_What is asked_
Up to and including the line with "(0,0) rectangle (696,333);", write out the listing from its first line, minus the pictures.

_Recorded information_
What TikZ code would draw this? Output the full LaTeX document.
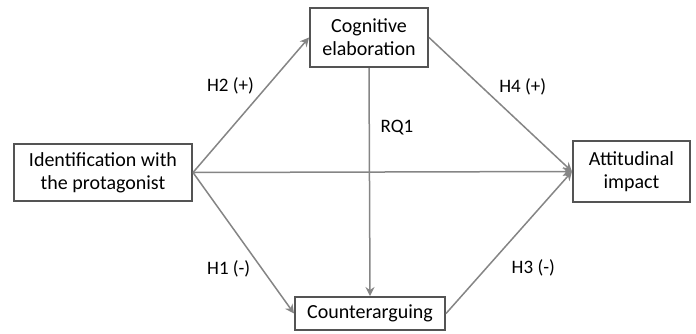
\documentclass[tikz,border=0pt]{standalone}
\usepackage{fontspec}
\setmainfont{Carlito}
\usetikzlibrary{arrows.meta}
\definecolor{boxline}{rgb}{0.33, 0.33, 0.33}
\definecolor{arrowline}{rgb}{0.52, 0.52, 0.52}
\tikzset{
    construct/.style={draw=boxline, line width=1pt, rectangle, align=center,
        font=\fontsize{10}{11.5}\selectfont, inner sep=0pt},
    path/.style={draw=arrowline, line width=0.75pt,
        -{Stealth[length=4.5pt, width=4.5pt, inset=1.5pt]}},
    hyp/.style={font=\fontsize{9.5}{10}\selectfont, text=black}
}

\begin{document}
\begin{tikzpicture}[x=0.5pt, y=-0.5pt]
    \useasboundingbox (0,0) rectangle (696,333);

    \node[construct, minimum width=89pt, minimum height=28.5pt] (ident) at (103,172.5) {Identification with\\the protagonist};
    \node[construct, minimum width=59pt, minimum height=29.5pt] (cog) at (369,37.5) {Cognitive\\elaboration};
    \node[construct, minimum width=58.5pt, minimum height=30.5pt] (att) at (631.5,171.5) {Attitudinal\\impact};
    \node[construct, minimum width=75pt, minimum height=16.5pt] (counter) at (370,313.5) {Counterarguing};

    % hypothesised paths
    \draw[path] (ident.east) -- node[hyp, pos=0.64, left=3pt] {H2 (+)} (cog.west);
    \draw[path] (ident.east) -- node[hyp, pos=0.68, left=2pt] {H1 (-)} (counter.west);
    \draw[path] (ident.east) -- (att.west);
    \draw[path] (cog.south) -- node[hyp, pos=0.26, right=2pt] {RQ1} (counter.north);
    \draw[path] (cog.east) -- node[hyp, pos=0.37, right=5pt] {H4 (+)} (att.west);
    \draw[path] (counter.east) -- node[hyp, pos=0.32, right=9pt] {H3 (-)} (att.west);

\end{tikzpicture}
\end{document}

_Response for this exercise_
What TikZ code would draw this? Output the full LaTeX document.
\documentclass[tikz,border=0pt]{standalone}
\usepackage{fontspec}
\setmainfont{Carlito}
\usetikzlibrary{arrows.meta}
\definecolor{boxline}{rgb}{0.33, 0.33, 0.33}
\definecolor{arrowline}{rgb}{0.52, 0.52, 0.52}
\tikzset{
    construct/.style={draw=boxline, line width=1pt, rectangle, align=center,
        font=\fontsize{10}{11.5}\selectfont, inner sep=0pt},
    path/.style={draw=arrowline, line width=0.75pt,
        -{Stealth[length=4.5pt, width=4.5pt, inset=1.5pt]}},
    hyp/.style={font=\fontsize{9.5}{10}\selectfont, text=black}
}

\begin{document}
\begin{tikzpicture}[x=0.5pt, y=-0.5pt]
    \useasboundingbox (0,0) rectangle (696,333);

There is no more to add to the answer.